(Foto di Ahsanization su Unsplash)
ITALIA. Bergamo prima provincia italiana per tasso di disoccupazione nel 2024. Un primato di cui andare fieri, naturalmente. Quell’1,5% di disoccupati in rapporto alla popolazione attiva certificato il 13 marzo dal Report dell’Istat, suggella la capacità dei bergamaschi di rispondere in modo proattivo alle sfide di un mondo del lavoro in rapida trasformazione.
Questo avviene mentre le aziende orobiche continuano a denunciare forti difficoltà nel reperimento di personale a tutti i livelli e in tutti i settori. Dall’industria all’edilizia, al variegato mondo dell’artigianato. Dalla sanità agli studi professionali, passando per il commercio e la ristorazione non c’è attività che a Bergamo non si trovi a che fare con un mercato del lavoro dove domanda e offerta non si incontrano. Non si incontrano sui numeri (c’è un’oggettiva carenza di persone in età da lavoro), non si incontrano sui profili richiesti. E sempre di più, non si incontrano sulle reciproche esigenze sugli orari, sulla conciliazione lavoro-famiglia. Anche sul salario, malgrado spesso non sia l’elemento più importante per trattenere un buon collaboratore.
Due i problemi di fondo, il primo legato alla denatalità con cui la provincia di Bergamo sta ormai facendo i conti (e sarà sempre peggio). E qui una seria e onesta riflessione che porti a una gestione costruttiva dell’immigrazione sarebbe di grande aiuto. Il secondo (sollecitato dal cambio culturale in atto soprattutto tra i giovani) vede sempre più considerare il lavoro come un elemento sì importante per la realizzazione di sé, ma non più come in passato.

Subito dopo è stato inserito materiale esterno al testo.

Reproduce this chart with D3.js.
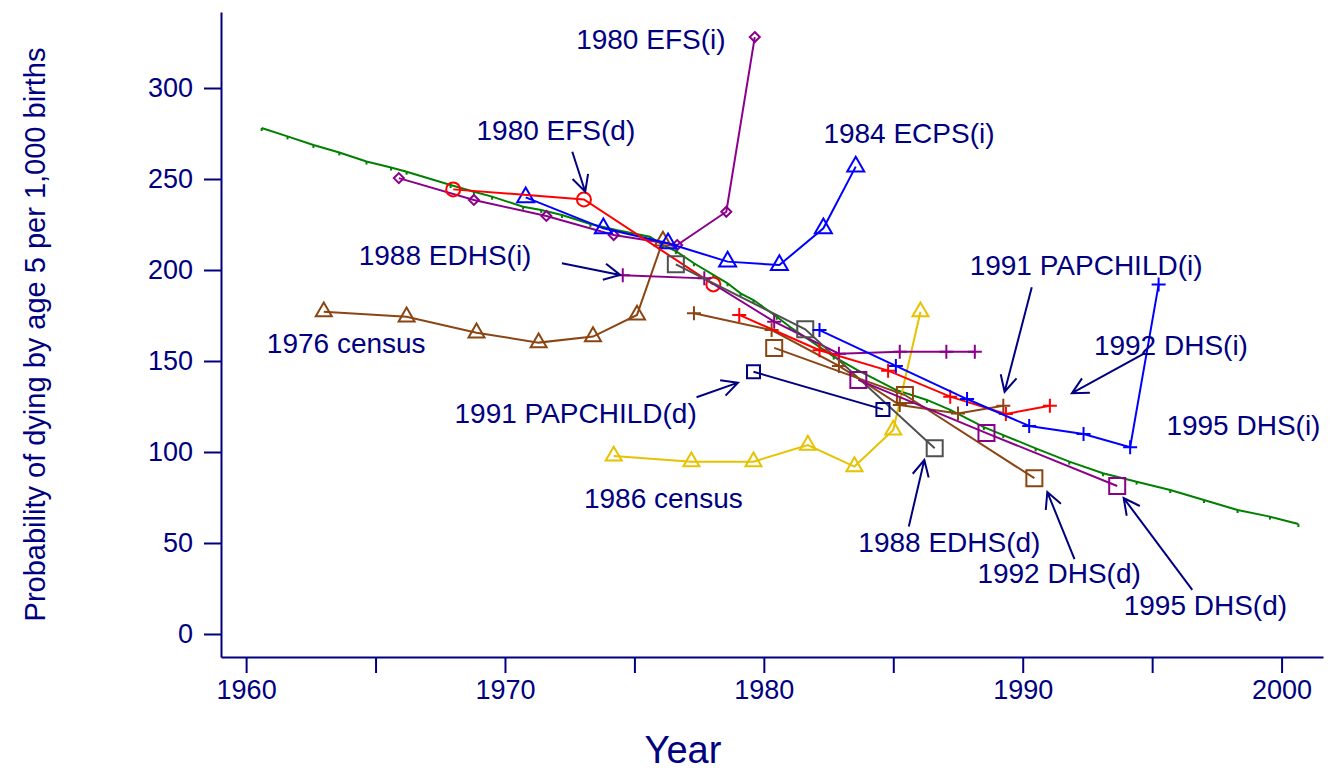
<!DOCTYPE html>
<html>
<head>
<meta charset="UTF-8" />
<title>Under-five mortality estimates</title>
<style>
  body { margin: 0; background: #ffffff; }
  svg { font-family: "Liberation Sans", Arial, Helvetica, sans-serif; }
  .axis path, .axis line { stroke: #000080; stroke-width: 2px; }
  .axis text { fill: #000080; font-size: 27px; }
  .note { fill: #000080; font-size: 28px; }
</style>
<script src="https://d3js.org/d3.v7.min.js"></script>
</head>
<body>
<div id="chart"></div>
<script>
  // fitted trend (green)
  const trendYears = [1960.6, 1961.6, 1962.6, 1963.6, 1964.65, 1965.6, 1966.2, 1967.9, 1968.8, 1969.5,
    1970.7, 1971.4, 1972.2, 1973.3, 1974.3, 1975.6, 1976.1, 1976.6, 1977.3, 1978.05, 1978.6, 1979.1,
    1979.6, 1980.5, 1981.0, 1982.7, 1983.6, 1985.1, 1986.3, 1987.2, 1988.5, 1989.25, 1990.5, 1991.8,
    1993.1, 1994.4, 1995.7, 1997.0, 1998.3, 1999.55, 2000.65];
  const trendValues = [278.0, 273.4, 268.7, 264.6, 259.6, 256.3, 254.0, 246.7, 243.0, 240.3,
    234.8, 233.0, 230.2, 225.3, 222.0, 218.3, 213.7, 210.4, 203.7, 197.3, 192.7, 187.2,
    183.5, 174.3, 168.8, 152.4, 145.1, 134.1, 128.6, 123.1, 113.7, 109.3, 102.0, 94.7,
    88.3, 83.7, 79.1, 73.6, 68.1, 64.5, 60.4];

  // survey and census estimates
  const efsIndYears = [1965.9, 1968.8, 1971.6, 1974.2, 1976.65, 1978.55, 1979.65];
  const efsIndValues = [250.5, 238.5, 229.7, 219.2, 213.7, 232.0, 328.0];

  const efsDirYears = [1968.0, 1973.05, 1978.05];
  const efsDirValues = [244.3, 238.8, 192.1];

  const ecpsIndYears = [1970.8, 1973.8, 1976.3, 1978.6, 1980.6, 1982.3, 1983.55];
  const ecpsIndValues = [239.9, 222.9, 214.7, 204.6, 202.7, 222.9, 256.8];

  const edhsIndYears = [1974.55, 1977.7, 1980.4, 1982.9, 1985.25, 1987.05, 1988.15];
  const edhsIndValues = [197.1, 195.4, 171.6, 154.0, 155.1, 155.1, 155.1];

  const census76Years = [1963.0, 1966.2, 1968.9, 1971.3, 1973.4, 1975.1, 1976.1];
  const census76Values = [177.1, 174.3, 165.5, 160.1, 163.4, 175.3, 216.0];

  const census86Years = [1974.2, 1977.2, 1979.6, 1981.7, 1983.5, 1985.0, 1986.05];
  const census86Values = [97.8, 94.7, 94.7, 103.8, 92.0, 112.1, 177.1];

  const edhsDirYears = [1976.6, 1981.6, 1986.6];
  const edhsDirValues = [203.1, 167.4, 102.0];

  const papDirYears = [1979.6, 1984.6];
  const papDirValues = [144.1, 123.4];

  const dhs92DirYears = [1980.4, 1985.45, 1990.45];
  const dhs92DirValues = [157.2, 131.3, 85.6];

  const papIndYears = [1977.3, 1980.3, 1982.9, 1985.25, 1987.5, 1989.25];
  const papIndValues = [176.2, 167.0, 147.3, 125.8, 121.2, 125.4];

  const dhs92IndYears = [1979.05, 1982.15, 1984.8, 1987.2, 1989.35, 1991.05];
  const dhs92IndValues = [175.3, 155.9, 144.7, 130.4, 120.9, 125.4];

  const dhs95IndYears = [1982.15, 1985.1, 1987.85, 1990.25, 1992.35, 1994.15, 1995.25];
  const dhs95IndValues = [167.0, 147.3, 129.1, 114.3, 109.9, 102.6, 192.0];

  const dhs95DirYears = [1983.65, 1988.6, 1993.65];
  const dhs95DirValues = [139.6, 110.4, 81.3];

  // annotation labels: text, year, value at baseline-left
  const labelTexts = ["1980 EFS(i)", "1980 EFS(d)", "1984 ECPS(i)", "1988 EDHS(i)", "1976 census",
    "1991 PAPCHILD(d)", "1986 census", "1991 PAPCHILD(i)", "1992 DHS(i)", "1995 DHS(i)",
    "1988 EDHS(d)", "1992 DHS(d)", "1995 DHS(d)"];
  const labelYears = [1972.75, 1968.9, 1982.3, 1964.35, 1960.8, 1968.05, 1973.05, 1987.95, 1992.75,
    1995.55, 1983.65, 1988.25, 1993.9];
  const labelValues = [321.4, 271.4, 269.8, 202.7, 154.4, 115.9, 69.2, 197.3, 153.3, 109.3, 45.1, 28.0, 10.4];

  // arrows: tail (year, value) -> head (year, value)
  const arrowTail = [[1972.6, 265.0], [1972.2, 203.7], [1977.4, 130.1], [1985.6, 59.1], [1992.0, 41.2],
    [1996.55, 24.2], [1990.35, 190.5], [1994.7, 154.2]];
  const arrowHead = [[1973.1, 243.0], [1974.45, 197.3], [1979.0, 138.1], [1986.2, 95.6], [1990.95, 78.0],
    [1993.9, 74.7], [1989.3, 133.1], [1991.9, 132.3]];

  const xTicks = [1960, 1965, 1970, 1975, 1980, 1985, 1990, 1995, 2000];
  const yTicks = [0, 50, 100, 150, 200, 250, 300];

  const W = 1336, H = 771;
  const plot = { left: 221, right: 1323, top: 12, bottom: 657 };

  const x = d3.scaleLinear().domain([1959.03, 2001.6]).range([plot.left, plot.right]);
  const y = d3.scaleLinear().domain([-12.64, 341.76]).range([plot.bottom, plot.top]);

  const svg = d3.select("#chart").append("svg")
    .attr("width", W)
    .attr("height", H);

  /* Axes */
  svg.append("g")
    .attr("class", "axis")
    .attr("transform", "translate(" + plot.left + ",0)")
    .call(d3.axisLeft(y).tickValues(yTicks).tickSize(17).tickSizeOuter(0).tickPadding(11));

  svg.append("g")
    .attr("class", "axis")
    .attr("transform", "translate(0," + plot.bottom + ")")
    .call(d3.axisBottom(x).tickValues(xTicks).tickSize(16).tickSizeOuter(0).tickPadding(7)
      .tickFormat(d => d % 10 === 0 ? d : ""));

  svg.append("text")
    .attr("class", "note")
    .attr("x", 683).attr("y", 763)
    .attr("text-anchor", "middle")
    .style("font-size", "38px")
    .text("Year");

  svg.append("text")
    .attr("class", "note")
    .attr("transform", "translate(45," + ((plot.top + plot.bottom) / 2) + ") rotate(-90)")
    .attr("text-anchor", "middle")
    .style("font-size", "29px")
    .text("Probability of dying by age 5 per 1,000 births");

  /* Marker shapes */
  const shapes = {
    triangle: s => { const h = s * Math.sqrt(3) / 2; return `M0,${-2 * h / 3}L${s / 2},${h / 3}L${-s / 2},${h / 3}Z`; },
    square: s => `M${-s / 2},${-s / 2}h${s}v${s}h${-s}Z`,
    circle: s => `M${s / 2},0A${s / 2},${s / 2} 0 1,1 ${-s / 2},0A${s / 2},${s / 2} 0 1,1 ${s / 2},0Z`,
    diamond: s => `M0,${-s / 2}L${s / 2},0L0,${s / 2}L${-s / 2},0Z`,
    plus: s => `M${-s / 2},0H${s / 2}M0,${-s / 2}V${s / 2}`,
    tick: s => `M0,0V${s}`
  };

  const series = [
    { xs: trendYears, ys: trendValues, color: "#008000", shape: "tick", size: 3 },
    { xs: census76Years, ys: census76Values, color: "#8b4513", shape: "triangle", size: 16 },
    { xs: census86Years, ys: census86Values, color: "#e6c200", shape: "triangle", size: 16 },
    { xs: efsIndYears, ys: efsIndValues, color: "#8b008b", shape: "diamond", size: 10 },
    { xs: ecpsIndYears, ys: ecpsIndValues, color: "#0000ff", shape: "triangle", size: 17 },
    { xs: efsDirYears, ys: efsDirValues, color: "#ff0000", shape: "circle", size: 14 },
    { xs: edhsIndYears, ys: edhsIndValues, color: "#8b008b", shape: "plus", size: 14 },
    { xs: edhsDirYears, ys: edhsDirValues, color: "#505050", shape: "square", size: 16 },
    { xs: papDirYears, ys: papDirValues, color: "#000080", shape: "square", size: 13 },
    { xs: papIndYears, ys: papIndValues, color: "#8b4513", shape: "plus", size: 14 },
    { xs: dhs92DirYears, ys: dhs92DirValues, color: "#8b4513", shape: "square", size: 16 },
    { xs: dhs92IndYears, ys: dhs92IndValues, color: "#ff0000", shape: "plus", size: 14 },
    { xs: dhs95IndYears, ys: dhs95IndValues, color: "#0000ff", shape: "plus", size: 14 },
    { xs: dhs95DirYears, ys: dhs95DirValues, color: "#8b008b", shape: "square", size: 16 }
  ];

  const line = d3.line().x(d => x(d[0])).y(d => y(d[1]));

  series.forEach(s => {
    const pts = s.xs.map((v, i) => [v, s.ys[i]]);
    const g = svg.append("g");
    g.append("path")
      .attr("d", line(pts))
      .attr("fill", "none")
      .attr("stroke", s.color)
      .attr("stroke-width", 2);
    g.selectAll("path.mark")
      .data(pts)
      .enter()
      .append("path")
      .attr("class", "mark")
      .attr("transform", d => "translate(" + x(d[0]) + "," + y(d[1]) + ")")
      .attr("d", shapes[s.shape](s.size))
      .attr("fill", "none")
      .attr("stroke", s.color)
      .attr("stroke-width", 2);
  });

  /* Annotation arrows */
  const arrowLen = 18, arrowAngle = 27 * Math.PI / 180;
  arrowTail.forEach((t, i) => {
    const x1 = x(t[0]), y1 = y(t[1]);
    const x2 = x(arrowHead[i][0]), y2 = y(arrowHead[i][1]);
    const a = Math.atan2(y1 - y2, x1 - x2);
    const d = `M${x1},${y1}L${x2},${y2}` +
      `M${x2 + arrowLen * Math.cos(a + arrowAngle)},${y2 + arrowLen * Math.sin(a + arrowAngle)}L${x2},${y2}` +
      `L${x2 + arrowLen * Math.cos(a - arrowAngle)},${y2 + arrowLen * Math.sin(a - arrowAngle)}`;
    svg.append("path")
      .attr("d", d)
      .attr("fill", "none")
      .attr("stroke", "#000080")
      .attr("stroke-width", 2);
  });

  svg.selectAll("text.label")
    .data(labelTexts)
    .enter()
    .append("text")
    .attr("class", "note label")
    .attr("x", (d, i) => x(labelYears[i]))
    .attr("y", (d, i) => y(labelValues[i]))
    .text(d => d);
</script>
</body>
</html>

A contribuire a dimezzare il tasso di disoccupazione in soli dodici mesi (nel 2023 era il 2,9%) è in gran parte merito dell’aumento dell’occupazione femminile, finora uno dei talloni d’Achille del mercato del lavoro bergamasco
A contribuire a dimezzare il tasso di disoccupazione in soli dodici mesi (nel 2023 era il 2,9%) è in gran parte merito dell’aumento dell’occupazione femminile, finora uno dei talloni d’Achille del mercato del lavoro bergamasco: lo scorso anno il tasso di attività e femminile ha raggiunto il 61,4%. Nel 2013 era il 51,5 %. Le ripetute «chiamate alle armi» rivolte alle donne sembra abbiano sortito effetto. Sarebbe interessante verificare quale sia stata la spinta determinante alla scelta di mettersi in gioco: le politiche di sostegno alla maternità? L’aumento degli asili nido o la voglia di un’emancipazione economica? Da approfondire - e in questi ci verranno in aiuto i numeri dell’Osservatorio provinciale del lavoro di prossima pubblicazione - anche la qualità dei contratti delle donne lavoratrici e su quali settori si è concentrata la crescita. Il tema della disparità di salario tra uomo e donna, non si risolve, ahimè, semplicemente aumentando l’occupazione femminile. Il gap di genere nelle retribuzioni, specie nel settore privato, è ancora forte anche nella Bergamasca: in media, infatti, lo stipendio delle lavoratrici è inferiore di un terzo rispetto a quello degli uomini. Un risultato che è un mix di diversi fattori, due in particolare: l’elevata incidenza del part-time e la minor presenza delle donne nei ruoli apicali delle aziende.
Doppia lettura sulla significativa riduzione del tasso di disoccupazione dei giovani tra i 15 e i 24 anni (- 9,2 punti percentuali). L’ingresso precoce nel mondo del lavoro, sotto la spinta di un’offerta occupazionale alta come quella che attualmente si registra nella Bergamasca, se non accompagnato da seri programmi di formazione continua in azienda, rischiano di creare una forza lavoro poco professionalizzata che, in caso di rallentamento del mercato, rischia di non avere gli strumenti culturali adeguati a rimettersi in gioco. Finendo poi ai margini. Insomma, giusto andare fieri dei traguardi raggiunti senza tuttavia sedersi sugli allori. L’istruzione e la formazione sono determinanti nella ricerca di un posto di lavoro. Così come adeguati servizi pubblici a sostegno dell’infanzia, politiche sulla casa che vengano incontro, in particolare, alle esigenze dei giovani, rappresentano le basi su cui costruire un’occupazione solida e di qualità, in grado di supportare lo sviluppo di un territorio dove la cultura del lavoro e dei valori hanno sempre proceduto di pari passo.